Essas são apenas algumas idéias sobre como podemos facilmente tratar a questão e contribuir para o desenvolvimento de um turismo patrimonial mais responsável no país, que gere, mais do que um culto à memória, uma prática de reflexão sobre os processos histórico-culturais que envolveram e produziram a nossa sociedade. Como esse, são vários os exemplos relacionados com a questão do “patrimônio” nacional e seu aproveitamento como pólo turístico que ainda pedem por um “olhar” mais cuidadoso e crítico por parte daqueles envolvidos na elaboração de suas políticas de gestão. Como vimos na questão da “pirataria”, em boa parte das vezes não é preciso muita coisa para mudar o cenário de estagnação que impera e impregna a tradição do turismo patrimonial no Brasil. De papel fundamental para essa mudança, no entanto, é a formação de novos quadros profissionais vinculados à área de turismo, que estejam preparados e comprometidos com essas novas posturas de gestão e desenvolvimento social.
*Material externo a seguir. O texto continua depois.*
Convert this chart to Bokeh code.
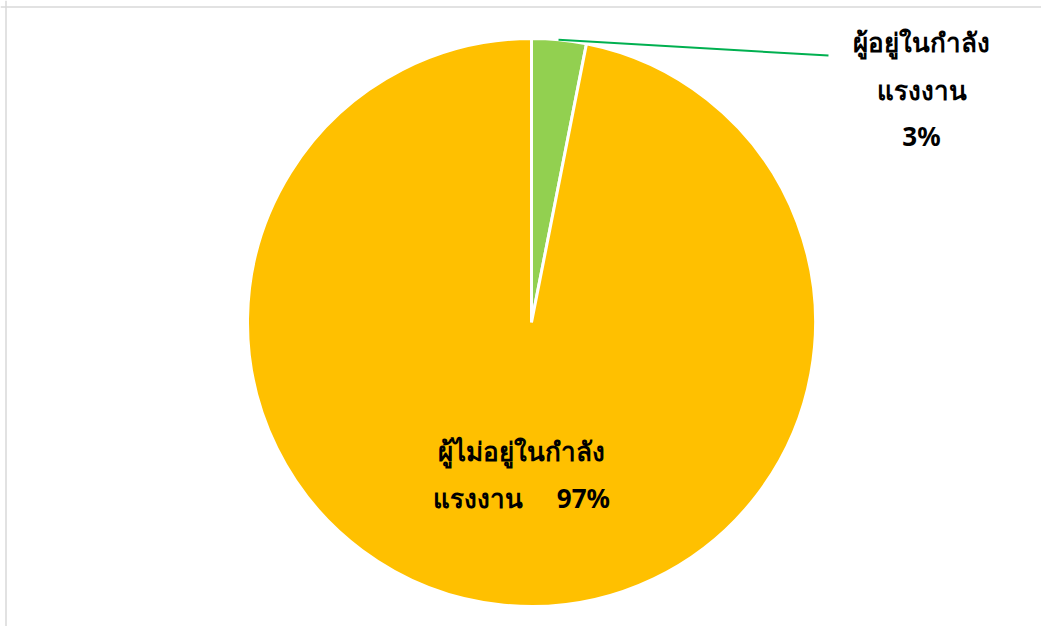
from bokeh.plotting import figure
from bokeh.models import Range1d, Span
from bokeh.core.properties import value
from bokeh.embed import file_html
from bokeh.resources import INLINE
import math

categories = ["ผู้อยู่ในกำลังแรงงาน", "ผู้ไม่อยู่ในกำลังแรงงาน"]
values = [3.1, 96.9]
percent_labels = ["3%", "97%"]
colors = ["#92D050", "#FFC000"]
NB = "\u00a0"
label_lines = [
    ["ผู้อยู่ในกำลัง", "แรงงาน", percent_labels[0]],
    ["ผู้ไม่อยู่ในกำลัง", "แรงงาน" + NB * 5 + percent_labels[1]],
]

W, H = 1041, 626
cx, cy = 531, 322  # pie centre in picture pixels
R = 284

p = figure(width=W, height=H, output_backend="svg", toolbar_location=None,
           x_range=Range1d(-cx, W - cx), y_range=Range1d(-(H - cy), cy),
           min_border=0, outline_line_color=None)
p.axis.visible = False
p.grid.visible = False
p.background_fill_color = "white"
p.border_fill_color = "white"

total = sum(values)
start = math.pi / 2
starts, ends = [], []
for v in values:
    a = 2 * math.pi * v / total
    starts.append(start - a)
    ends.append(start)
    start -= a

p.wedge(x=0, y=0, radius=R, start_angle=starts, end_angle=ends,
        fill_color=colors, line_color="white", line_width=3)

# leader line for the small slice
p.line(x=[27, 297], y=[math.sqrt(R * R - 27 * 27), 267],
       line_color="#00B050", line_width=2)

font = value("Noto Sans")
label_pos = [(390, [281, 233, 187]), (-10, [-128, -175])]
for (lx, ys), lines in zip(label_pos, label_lines):
    p.text(x=[lx] * len(lines), y=ys, text=lines, text_font=font,
           text_font_size="26px", text_font_style="bold", text_align="center",
           text_baseline="alphabetic", text_color="#000000")

# chart border (top and left visible)
p.add_layout(Span(location=cy - 6.5, dimension="width", line_color="#D9D9D9", line_width=1.5))
p.add_layout(Span(location=-cx + 5.5, dimension="height", line_color="#D9D9D9", line_width=1.5))

open("out.html", "w").write(file_html(p, INLINE))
Sem a participação desses indivíduos, nada mudará.
 
1Doutorando em arqueologia pelo MAE/USP; Pesquisador associado do CEANS/NEE/UNICAMP; Mestre em historia econômica com a dissertação “A construção da Pirataria: o processo de formação do conceito de pirata durante o período Moderno” (FFLCH/USP).
2Essa diferenciação está ligada apenas à questão do uso presente ou do uso passado dos equipamentos envolvidos.